On the 6th of September, 1916, Theodore W. Forbes and Osborne I. Yellott, administrators pendente lite, filed a petition in the case alleging that Thomas H. Emory had died at Saranac Lake, New York, on the 15th of August, 1916, leaving a paper writing purporting to be his last will and testament; that before the will was admitted to probate by the Orphans' Court of Baltimore County a caveat thereto was filed by an uncle and two aunts of the deceased as his heirs at law and next of kin, and that the Orphans' Court of Baltimore County had appointed the petitioners administrators pendente lite, with authority to intervene in this case, and praying the Court to pass an order making them parties defendant. On the same day the Court below passed an order making them parties defendant in the case, "provided that a copy of this order shall be served upon the plaintiff or one of his counsel of record and also upon John R. Valentine or his counsel of record on or before the 12th day of September, 1916." A copy of the order was accordingly served on counsel of record for the plaintiff and on counsel for the defendant Valentine, on the 6th of September, 1916.
On the 8th of September, 1916, the plaintiff filed a petition against the administrators pendente lite and John R. Valentine, in which, after stating that Thomas H. Emory had died, and that a caveat had been filed to the paper purporting to be his last will and testament, he alleged that it was necessary in order to preserve the property that the farm be operated; that Forbes and Yellott should not be permitted to assume the control and management of the same, and that some competent and disinterested person should be appointed receiver to take charge of it; and thereupon the Court appointed the Safe Deposit and Trust Company of *591 Baltimore receiver to take possession of and to manage and operate the farm "until it shall have been determined who is entitled to the ownership thereof."

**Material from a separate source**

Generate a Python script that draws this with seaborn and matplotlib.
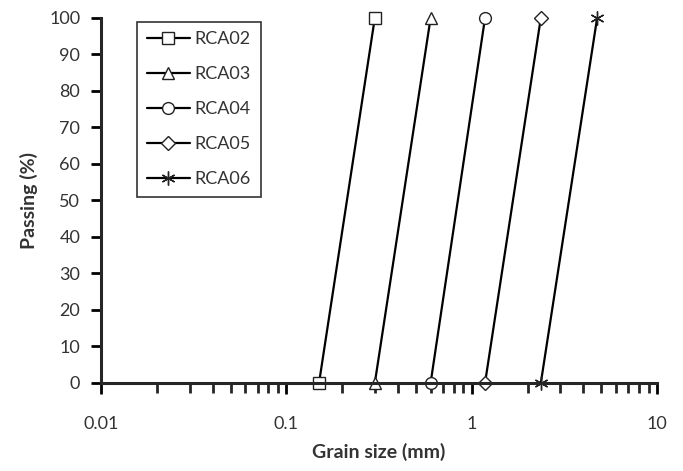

On the 21st of October, 1916, the Court below passed an order setting for hearing, on the 28th of October, 1916, a motion of the defendants to dissolve the injunction theretofore granted, and requiring a copy of the order to be served on the plaintiff on that day. On the 26th of October, 1916, the plaintiff filed a petition alleging that the order of September 6th, 1916, making the administrators pendente lite parties defendant, was passed "upon the ex parte application" of the said Forbes and Yellott; that "pending the determination of the controversy concerning said supposed will, it is impossible to determine who will be the holders of the legal title to said real estate from whom a conveyance must be made to your petitioner in the event that this Court shall decree the relief prayed in the bill of complaint, and therefore until the determination of said controversy it is also impossible for this Court to ascertain who are sufficient parties defendant in the room and stead of said decedent"; that the plaintiff was not notified of the passage of the order of the Orphans' Court of Baltimore County authorizing the administratorspendente lite to intervene in this case, "nor of the filing of any application or petition therefor, nor was he notified of the application of said Yellott and Forbes to be made parties hereto, nor of the passage of the order aforesaid making them parties until after the same had been passed"; that he had no opportunity to be heard in reference thereto, and that he "is advised that the passage of said order by this Court was improvident and inadvertent." The petition prayed for the "rescission" of the order of September 6th, 1916, and that the administratorspendente lite be dismissed as parties defendant. The Court passed an order setting the petition for hearing on the 28th of October, 1916, and on that day, and while the petition of the plaintiff for a "rescission" of the order of September 6th, 1916, making *592 the administrators pendente lite parties, and the motion to dissolve the injunction were still pending in the Court below, the plaintiff filed his order for the present appeal from the order of September 6th, 1916, and the order setting the motion to dissolve the injunction for hearing.
In the case of Baldwin v. Mitchell,
But we are not called upon in this case to pass upon the right of the administrators pendente lite to be made parties defendant, or to express an opinion in regard to the propriety of the order of September 6th, 1916, making them parties. It appears from the return of the Sheriff that a copy of the order was served on counsel for plaintiff on the day the order was passed. On the 8th of September the plaintiff filed a petition against the administrators pendente lite and Valentine for the appointment of a receiver to take charge of the property, and no objection was raised to the order making them parties until the petition of October 26th, 1916, was filed by the plaintiff praying that the order be rescinded. After having invoked the jurisdiction of the Court below to review and rescind its order of September 6th, 1916, passed without objection, the plaintiff, in effect, refused to submit to its jurisdiction, and, abandoning his petition, enters an appeal for the purpose of having the order reviewed by this Court. The course pursued by the plaintiff is certainly not in accord with the usual practice in this State, and is one, we think, that should not receive the approval of this Court. *595
Section 4 of Article 16 of the Code provides that: "Any representative of a deceased party may appear and suggest in writing the death of the party under whom he claims, and be made a party in place of the person so dying, * * * on giving such notice to the opposite party as the Court may direct." And Section 36 of Article 5 of the Code provides: "On an appeal from a Court of Equity, no objection to the competency of a witness, or the admissibility of evidence, or to the sufficiency of the averments of the bill or petition, * * * shall be made in the Court of Appeals, unless it shall appear by the record that such objection was made by exceptions, filed in the Court from which such appeal shall have been taken." In the case of Carrington
v. Basshor Co.,
It needs no citation of authority to show that the order of October 21st, 1916, setting the motion to dissolve the injunction down for hearing, is not within the provisions of Section 26 of Article 5 of the Code, authorizing an appeal from a final decree, or an order in the nature of a final decree, and it follows from what has been said that the appeal must be dismissed.